§ GIVEN EXERCISE: Find the string "produces" in the data, then copy every line where it is found.

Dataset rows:

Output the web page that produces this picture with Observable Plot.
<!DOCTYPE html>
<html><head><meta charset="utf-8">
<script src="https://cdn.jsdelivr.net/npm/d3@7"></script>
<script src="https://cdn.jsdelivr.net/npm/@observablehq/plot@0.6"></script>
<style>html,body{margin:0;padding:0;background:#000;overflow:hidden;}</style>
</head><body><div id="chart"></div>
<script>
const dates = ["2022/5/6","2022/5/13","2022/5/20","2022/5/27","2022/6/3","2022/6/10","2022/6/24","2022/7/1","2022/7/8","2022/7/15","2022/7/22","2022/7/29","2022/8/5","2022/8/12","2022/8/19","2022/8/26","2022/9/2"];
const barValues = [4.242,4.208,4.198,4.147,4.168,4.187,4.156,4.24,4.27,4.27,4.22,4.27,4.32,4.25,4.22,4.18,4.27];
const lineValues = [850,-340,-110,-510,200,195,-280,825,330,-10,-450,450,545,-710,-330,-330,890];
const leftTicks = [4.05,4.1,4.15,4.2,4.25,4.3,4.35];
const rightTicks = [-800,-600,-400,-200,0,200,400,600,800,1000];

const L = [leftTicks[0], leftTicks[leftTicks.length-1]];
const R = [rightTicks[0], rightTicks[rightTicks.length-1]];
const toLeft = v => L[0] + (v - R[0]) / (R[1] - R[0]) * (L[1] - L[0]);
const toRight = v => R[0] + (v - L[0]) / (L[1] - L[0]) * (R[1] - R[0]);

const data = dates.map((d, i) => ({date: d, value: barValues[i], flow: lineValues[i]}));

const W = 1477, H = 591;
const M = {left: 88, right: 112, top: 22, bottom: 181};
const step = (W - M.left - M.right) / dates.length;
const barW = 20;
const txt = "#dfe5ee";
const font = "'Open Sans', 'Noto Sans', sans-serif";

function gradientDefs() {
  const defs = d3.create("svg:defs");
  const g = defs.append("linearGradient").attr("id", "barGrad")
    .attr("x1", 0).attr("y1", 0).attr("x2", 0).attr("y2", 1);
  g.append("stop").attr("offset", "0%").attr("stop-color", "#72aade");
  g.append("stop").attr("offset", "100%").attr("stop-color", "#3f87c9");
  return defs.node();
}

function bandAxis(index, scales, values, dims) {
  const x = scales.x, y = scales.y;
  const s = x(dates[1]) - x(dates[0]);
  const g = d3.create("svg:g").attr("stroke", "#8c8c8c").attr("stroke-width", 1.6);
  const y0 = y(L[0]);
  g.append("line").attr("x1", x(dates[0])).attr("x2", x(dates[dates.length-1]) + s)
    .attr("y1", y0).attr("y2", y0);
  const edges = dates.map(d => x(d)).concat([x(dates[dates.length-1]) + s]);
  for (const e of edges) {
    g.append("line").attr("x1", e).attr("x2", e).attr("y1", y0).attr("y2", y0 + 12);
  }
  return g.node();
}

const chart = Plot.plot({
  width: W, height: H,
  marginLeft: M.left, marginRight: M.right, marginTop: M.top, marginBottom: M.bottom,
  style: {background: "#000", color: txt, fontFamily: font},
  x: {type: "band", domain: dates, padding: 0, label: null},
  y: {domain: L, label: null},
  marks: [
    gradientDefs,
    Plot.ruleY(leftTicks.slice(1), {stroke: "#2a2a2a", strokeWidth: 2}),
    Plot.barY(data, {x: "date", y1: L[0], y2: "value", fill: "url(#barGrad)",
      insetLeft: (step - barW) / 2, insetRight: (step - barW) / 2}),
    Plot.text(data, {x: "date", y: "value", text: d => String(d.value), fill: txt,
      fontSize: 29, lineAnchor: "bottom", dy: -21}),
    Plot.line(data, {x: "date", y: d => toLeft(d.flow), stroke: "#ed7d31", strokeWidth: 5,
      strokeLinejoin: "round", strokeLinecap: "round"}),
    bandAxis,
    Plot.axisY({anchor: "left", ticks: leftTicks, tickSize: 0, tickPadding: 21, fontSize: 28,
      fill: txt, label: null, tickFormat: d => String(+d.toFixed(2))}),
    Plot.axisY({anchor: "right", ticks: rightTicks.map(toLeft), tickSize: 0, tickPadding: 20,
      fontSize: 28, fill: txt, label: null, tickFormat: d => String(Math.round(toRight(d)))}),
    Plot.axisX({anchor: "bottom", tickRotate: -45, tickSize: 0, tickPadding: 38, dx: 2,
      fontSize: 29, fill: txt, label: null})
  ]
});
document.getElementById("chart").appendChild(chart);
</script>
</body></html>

---

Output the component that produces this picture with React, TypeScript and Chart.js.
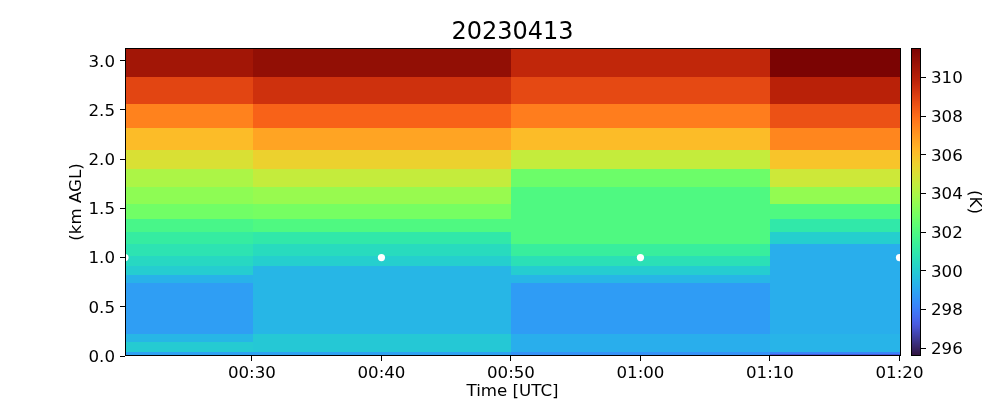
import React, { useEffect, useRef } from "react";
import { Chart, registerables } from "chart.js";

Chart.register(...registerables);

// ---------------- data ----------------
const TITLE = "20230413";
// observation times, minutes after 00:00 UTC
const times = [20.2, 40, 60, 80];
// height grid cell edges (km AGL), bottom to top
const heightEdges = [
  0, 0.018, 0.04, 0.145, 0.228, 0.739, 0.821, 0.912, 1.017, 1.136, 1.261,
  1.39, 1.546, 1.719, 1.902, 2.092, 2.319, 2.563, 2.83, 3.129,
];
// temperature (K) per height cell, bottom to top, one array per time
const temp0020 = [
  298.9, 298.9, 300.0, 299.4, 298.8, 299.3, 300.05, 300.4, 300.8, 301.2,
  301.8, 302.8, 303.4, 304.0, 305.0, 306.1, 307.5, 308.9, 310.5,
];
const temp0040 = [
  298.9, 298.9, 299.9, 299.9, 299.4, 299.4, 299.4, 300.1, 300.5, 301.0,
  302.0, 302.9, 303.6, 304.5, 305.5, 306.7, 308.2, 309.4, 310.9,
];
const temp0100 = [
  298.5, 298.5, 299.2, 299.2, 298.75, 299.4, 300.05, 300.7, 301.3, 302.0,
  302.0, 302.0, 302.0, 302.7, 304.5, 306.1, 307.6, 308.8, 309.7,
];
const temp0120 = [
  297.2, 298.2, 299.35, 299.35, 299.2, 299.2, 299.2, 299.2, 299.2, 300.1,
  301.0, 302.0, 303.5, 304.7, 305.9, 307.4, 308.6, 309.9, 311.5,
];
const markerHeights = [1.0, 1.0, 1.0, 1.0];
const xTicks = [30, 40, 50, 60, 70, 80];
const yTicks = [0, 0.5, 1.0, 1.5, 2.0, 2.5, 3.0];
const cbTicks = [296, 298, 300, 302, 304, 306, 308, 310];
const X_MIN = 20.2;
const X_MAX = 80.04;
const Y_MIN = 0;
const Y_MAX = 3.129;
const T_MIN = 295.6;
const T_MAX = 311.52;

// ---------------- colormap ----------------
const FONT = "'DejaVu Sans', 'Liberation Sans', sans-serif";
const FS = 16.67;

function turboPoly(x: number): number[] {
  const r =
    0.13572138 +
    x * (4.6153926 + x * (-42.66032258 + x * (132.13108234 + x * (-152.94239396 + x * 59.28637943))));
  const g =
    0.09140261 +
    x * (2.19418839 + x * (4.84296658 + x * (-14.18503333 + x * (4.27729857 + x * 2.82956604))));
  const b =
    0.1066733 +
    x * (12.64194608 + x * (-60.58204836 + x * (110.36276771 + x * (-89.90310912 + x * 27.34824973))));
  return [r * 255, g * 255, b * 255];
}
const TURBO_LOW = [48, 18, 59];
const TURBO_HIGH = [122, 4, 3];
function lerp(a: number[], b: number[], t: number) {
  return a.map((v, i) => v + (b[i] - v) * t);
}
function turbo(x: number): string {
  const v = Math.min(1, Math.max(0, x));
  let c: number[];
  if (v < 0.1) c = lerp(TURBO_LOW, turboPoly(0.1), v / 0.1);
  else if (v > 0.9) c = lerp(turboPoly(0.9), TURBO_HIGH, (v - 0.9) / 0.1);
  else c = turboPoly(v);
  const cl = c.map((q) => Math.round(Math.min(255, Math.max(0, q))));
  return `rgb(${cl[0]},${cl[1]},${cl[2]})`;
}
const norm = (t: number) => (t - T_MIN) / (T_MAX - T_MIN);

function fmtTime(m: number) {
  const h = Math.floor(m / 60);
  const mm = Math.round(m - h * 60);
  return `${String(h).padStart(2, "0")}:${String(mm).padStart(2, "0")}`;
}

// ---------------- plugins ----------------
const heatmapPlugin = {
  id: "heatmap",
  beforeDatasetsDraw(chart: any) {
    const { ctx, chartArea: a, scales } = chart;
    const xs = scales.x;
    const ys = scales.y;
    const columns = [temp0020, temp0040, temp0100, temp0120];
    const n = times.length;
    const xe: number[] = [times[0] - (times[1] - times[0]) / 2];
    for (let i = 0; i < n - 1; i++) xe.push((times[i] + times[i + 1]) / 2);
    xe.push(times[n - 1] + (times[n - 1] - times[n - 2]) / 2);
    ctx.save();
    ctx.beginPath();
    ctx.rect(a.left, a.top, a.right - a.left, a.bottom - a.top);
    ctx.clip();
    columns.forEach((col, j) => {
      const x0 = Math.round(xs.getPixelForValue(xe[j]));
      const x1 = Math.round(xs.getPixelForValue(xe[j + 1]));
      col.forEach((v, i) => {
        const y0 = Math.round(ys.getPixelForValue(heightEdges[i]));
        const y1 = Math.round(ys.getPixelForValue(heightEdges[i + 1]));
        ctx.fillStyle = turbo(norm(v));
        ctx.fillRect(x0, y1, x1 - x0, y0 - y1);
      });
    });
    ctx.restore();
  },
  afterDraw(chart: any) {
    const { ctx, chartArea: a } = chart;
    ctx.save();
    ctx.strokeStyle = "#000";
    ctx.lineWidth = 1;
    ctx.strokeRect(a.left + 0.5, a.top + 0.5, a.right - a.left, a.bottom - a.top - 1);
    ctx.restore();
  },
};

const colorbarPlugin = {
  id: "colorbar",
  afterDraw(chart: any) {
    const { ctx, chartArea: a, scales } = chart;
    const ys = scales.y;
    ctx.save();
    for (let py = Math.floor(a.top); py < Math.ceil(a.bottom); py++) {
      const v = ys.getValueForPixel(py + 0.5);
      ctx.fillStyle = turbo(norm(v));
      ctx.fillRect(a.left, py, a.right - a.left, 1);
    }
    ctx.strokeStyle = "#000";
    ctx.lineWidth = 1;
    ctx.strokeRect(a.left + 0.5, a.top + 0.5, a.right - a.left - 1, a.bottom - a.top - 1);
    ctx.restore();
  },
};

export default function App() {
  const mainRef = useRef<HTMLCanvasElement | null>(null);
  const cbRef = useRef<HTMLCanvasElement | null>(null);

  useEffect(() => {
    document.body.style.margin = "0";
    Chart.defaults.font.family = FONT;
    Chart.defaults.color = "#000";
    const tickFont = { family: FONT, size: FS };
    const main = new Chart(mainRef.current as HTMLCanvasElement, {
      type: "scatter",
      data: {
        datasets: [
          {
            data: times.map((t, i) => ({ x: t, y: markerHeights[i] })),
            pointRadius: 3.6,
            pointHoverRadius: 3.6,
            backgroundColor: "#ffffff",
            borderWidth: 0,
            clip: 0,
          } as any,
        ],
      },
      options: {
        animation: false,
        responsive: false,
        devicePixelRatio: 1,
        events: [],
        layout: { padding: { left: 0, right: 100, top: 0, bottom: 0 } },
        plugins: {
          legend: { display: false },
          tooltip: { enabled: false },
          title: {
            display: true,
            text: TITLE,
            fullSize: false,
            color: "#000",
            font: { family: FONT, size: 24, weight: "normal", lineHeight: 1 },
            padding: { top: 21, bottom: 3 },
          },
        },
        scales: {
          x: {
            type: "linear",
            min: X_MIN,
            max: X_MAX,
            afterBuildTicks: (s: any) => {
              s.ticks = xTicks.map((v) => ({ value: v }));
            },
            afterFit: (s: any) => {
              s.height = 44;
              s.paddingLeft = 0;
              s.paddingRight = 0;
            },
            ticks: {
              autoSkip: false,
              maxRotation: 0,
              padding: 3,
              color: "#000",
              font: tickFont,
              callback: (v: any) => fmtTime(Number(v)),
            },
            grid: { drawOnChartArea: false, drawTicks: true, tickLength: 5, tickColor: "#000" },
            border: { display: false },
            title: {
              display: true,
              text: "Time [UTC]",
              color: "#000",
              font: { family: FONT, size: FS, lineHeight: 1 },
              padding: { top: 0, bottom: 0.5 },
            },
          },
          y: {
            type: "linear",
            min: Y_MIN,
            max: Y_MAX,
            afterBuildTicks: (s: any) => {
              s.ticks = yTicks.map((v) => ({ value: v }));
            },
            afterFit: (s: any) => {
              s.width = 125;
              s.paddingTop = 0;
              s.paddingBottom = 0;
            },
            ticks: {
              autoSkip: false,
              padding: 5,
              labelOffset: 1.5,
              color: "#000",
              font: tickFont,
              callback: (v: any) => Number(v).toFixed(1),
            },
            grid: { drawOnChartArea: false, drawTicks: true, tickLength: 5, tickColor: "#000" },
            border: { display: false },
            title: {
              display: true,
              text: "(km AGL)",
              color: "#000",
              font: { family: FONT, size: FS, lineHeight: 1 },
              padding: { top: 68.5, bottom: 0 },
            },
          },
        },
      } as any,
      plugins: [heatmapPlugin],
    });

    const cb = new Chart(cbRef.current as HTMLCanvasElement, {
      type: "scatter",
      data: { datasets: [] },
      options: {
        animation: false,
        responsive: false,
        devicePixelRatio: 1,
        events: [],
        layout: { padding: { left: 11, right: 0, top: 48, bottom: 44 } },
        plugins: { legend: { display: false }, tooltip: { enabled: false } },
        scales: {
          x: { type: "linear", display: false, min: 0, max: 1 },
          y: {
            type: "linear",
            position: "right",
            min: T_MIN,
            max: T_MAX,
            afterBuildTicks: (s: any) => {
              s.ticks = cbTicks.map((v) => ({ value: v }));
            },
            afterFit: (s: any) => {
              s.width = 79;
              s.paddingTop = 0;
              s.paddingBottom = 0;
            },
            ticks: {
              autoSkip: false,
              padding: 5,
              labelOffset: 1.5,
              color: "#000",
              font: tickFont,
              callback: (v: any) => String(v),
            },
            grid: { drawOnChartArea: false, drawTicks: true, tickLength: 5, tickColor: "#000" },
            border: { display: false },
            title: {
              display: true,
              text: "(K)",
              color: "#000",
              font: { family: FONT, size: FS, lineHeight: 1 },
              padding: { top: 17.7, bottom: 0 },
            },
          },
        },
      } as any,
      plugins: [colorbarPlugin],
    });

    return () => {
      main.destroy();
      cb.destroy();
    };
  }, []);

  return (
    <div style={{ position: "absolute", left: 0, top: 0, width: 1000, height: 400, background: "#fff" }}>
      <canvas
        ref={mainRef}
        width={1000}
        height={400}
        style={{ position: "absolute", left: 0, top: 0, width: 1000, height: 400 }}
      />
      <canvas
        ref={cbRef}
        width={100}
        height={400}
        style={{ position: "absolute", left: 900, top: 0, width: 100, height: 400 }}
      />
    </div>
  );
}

§ RESPONSE BELOW:
Output the web page that produces this picture with Observable Plot.
Output the component that produces this picture with React, TypeScript and Chart.js.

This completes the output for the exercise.